Part of the problem with running for a third term is that you end up making tough decisions while in office that inevitably may anger some constituencies who previously supported you. We saw this with Sheila Allen in 2014. She had served two terms on the school board, but when she ran for city council, some of her previous decisions caught up with her and she ended up finishing fourth.
Alan Fernandes has only been on the board for two years and this will be his first full term, having finished third in 2012 behind both Ms. Lovenburg and the person he eventually replaced, Nancy Peterson.
Meanwhile, Bob Poppenga finished a solid fourth in 2014, in a race where the top three vote-getters were elected. He comes back for a second bite at the apple and figures to be competitive in a race with two incumbents.
The other key question will be whether this becomes a referendum on AIM. Certainly there are other critical issues facing the school district, but it is not clear where the lines of demarcation will be on other issues.
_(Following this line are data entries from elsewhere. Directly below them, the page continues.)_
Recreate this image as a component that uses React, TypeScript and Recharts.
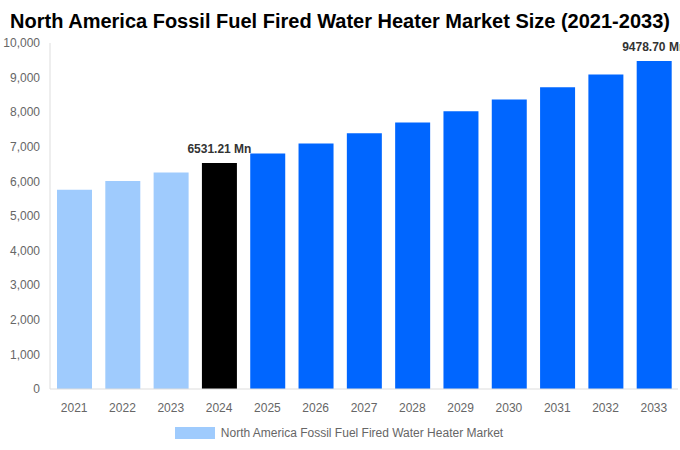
import { BarChart, Bar, XAxis, YAxis, Cell, LabelList, Legend } from "recharts";

const YEARS = ["2021", "2022", "2023", "2024", "2025", "2026", "2027", "2028", "2029", "2030", "2031", "2032", "2033"];
const MARKET_SIZE = [5760, 6010, 6260, 6531.21, 6807, 7094, 7393, 7705, 8030, 8369, 8722, 9090, 9478.7];
const Y_TICKS = [0, 1000, 2000, 3000, 4000, 5000, 6000, 7000, 8000, 9000, 10000];
const LABELED_YEARS = ["2024", "2033"];
const SERIES_NAME = "North America Fossil Fuel Fired Water Heater Market";

const HISTORIC = "#9fcbfd";
const BASE = "#000000";
const FORECAST = "#0066ff";
const FONT = "'Liberation Sans', Arial, sans-serif";

const data = YEARS.map((year, i) => ({ year, value: MARKET_SIZE[i] }));

function barColor(year: string) {
  const y = Number(year);
  if (y < 2024) return HISTORIC;
  if (y === 2024) return BASE;
  return FORECAST;
}

function ValueLabel(props: any) {
  const { x, y, width, value, index } = props;
  if (!LABELED_YEARS.includes(YEARS[index])) return null;
  return (
    <text
      x={x + width / 2}
      y={y - 10}
      textAnchor="middle"
      fill="#333"
      style={{ fontFamily: FONT, fontSize: 12, fontWeight: 700 }}
    >
      {Number(value).toFixed(2)} Mn
    </text>
  );
}

function LegendContent() {
  return (
    <div style={{ display: "flex", justifyContent: "center", alignItems: "center", fontFamily: FONT, fontSize: 12, color: "#666" }}>
      <span style={{ width: 40, height: 12, background: HISTORIC, display: "inline-block", marginRight: 6 }} />
      <span>{SERIES_NAME}</span>
    </div>
  );
}

export default function App() {
  return (
    <div style={{ position: "absolute", left: 0, top: 0, width: 680, height: 450, background: "#fff" }}>
      <div
        style={{
          position: "absolute",
          top: 9,
          left: 0,
          width: 680,
          textAlign: "center",
          fontFamily: FONT,
          fontSize: 20,
          fontWeight: 700,
          color: "#000",
          lineHeight: "24px",
          zIndex: 1,
        }}
      >
        North America Fossil Fuel Fired Water Heater Market Size (2021-2033)
      </div>
      <BarChart width={680} height={450} data={data} margin={{ top: 43, right: 2, left: 0, bottom: 2 }}>
        <XAxis
          dataKey="year"
          tickLine={false}
          tickMargin={8}
          height={37}
          stroke="#ddd"
          tick={{ fill: "#666", fontSize: 12, fontFamily: FONT }}
        />
        <YAxis
          width={50}
          domain={[0, 10000]}
          ticks={Y_TICKS}
          tickLine={false}
          tickMargin={4}
          stroke="#ddd"
          tickFormatter={(v: number) => v.toLocaleString("en-US")}
          tick={{ fill: "#666", fontSize: 12, fontFamily: FONT }}
        />
        <Legend verticalAlign="bottom" height={22} content={<LegendContent />} />
        <Bar dataKey="value" name={SERIES_NAME} barSize={35} isAnimationActive={false}>
          {data.map((d) => (
            <Cell key={d.year} fill={barColor(d.year)} />
          ))}
          <LabelList dataKey="value" content={<ValueLabel />} />
        </Bar>
      </BarChart>
    </div>
  );
}
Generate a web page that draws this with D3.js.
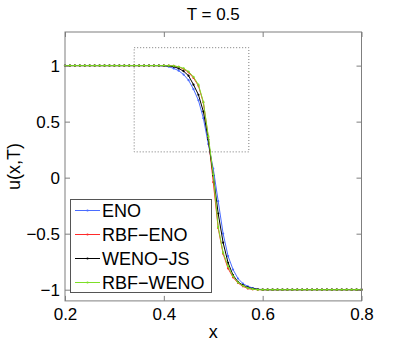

With AIM, you have three very distinct points of view.
Susan Lovenburg is possibly the most outspoken critic of what had been the current AIM program. It was she who led the way on reforming the program. It was her motion last spring that led to the fall changes to the program. It was Ms. Lovenburg who pushed for the non-renewal of Deanne Quinn’s contract.
Alan Fernandes has attempted to be a middle-broker on AIM. He joined with three of his colleagues on the initial motion to direct the superintendent to make changes to the AIM program. However, he supported staff recommendations to renew Deanne Quinn’s contract.
He joined with Madhavi Sunder this spring on a compromise motion to keep three strands of AIM pending further investigation, but that motion died for failure to receive a third vote and, ultimately, he voted against Susan Lovenburg’s motion that created a two-strand program.
Finally, Bob Poppenga has been a consistent supporter of the AIM program and seems most aligned with Madhavi Sunder on the issue.
In the Vanguard’s June interview with Bob Poppenga, he responded as follows:
“Well, it’s been very controversial in Davis and I think it’s really unfortunate that the community has not been able to come to some sort of common ground, at least, or come up with some sort of compromise on that. It seems to be very polarizing. My view is that there are children that learn differently and that their needs need to be addressed. I think maybe even the University can help in that regard, providing maybe some challenging opportunities for the kids that are academically advanced. I firmly believe that every group, whether you’re talking about at-risk kids – there’s [such] a lot of at-risk kids that it’s hard to identify them because they haven’t had the opportunities to excel but they’re there, so I think really one of the challenges is to provide really the best available ways to identify those kids and give them opportunities to excel. I think if you go to the Healthy Kids Survey, and you dig down into some of the numbers there, that there are a significant number of kids that don’t feel challenged. I think that’s something that I would certainly be interested in – trying to find ways to challenge every kid, no matter what their background is.
“In the past, it (AIM) was a pretty good reflection of the diversity of the community and this past year that’s changed. I just don’t think that we can overlook the kids that really need to be challenged in our public education. We need to obviously offer opportunities for the kids that don’t have opportunities, but we can’t hold any kids back. That’s the bottom line.”
There figure to be clear implications for the AIM program’s future, depending on who wins. If it is Susan Lovenburg, the district will have three votes to continue down its current path. If it is Bob Poppenga and Alan Fernandes, Mr. Fernandes would appear to have the votes to carve his more moderate path.
It is possible another issue will emerge with that kind of clear-cut alignment, but at this point, the race could very well shape up to be a referendum on the AIM program.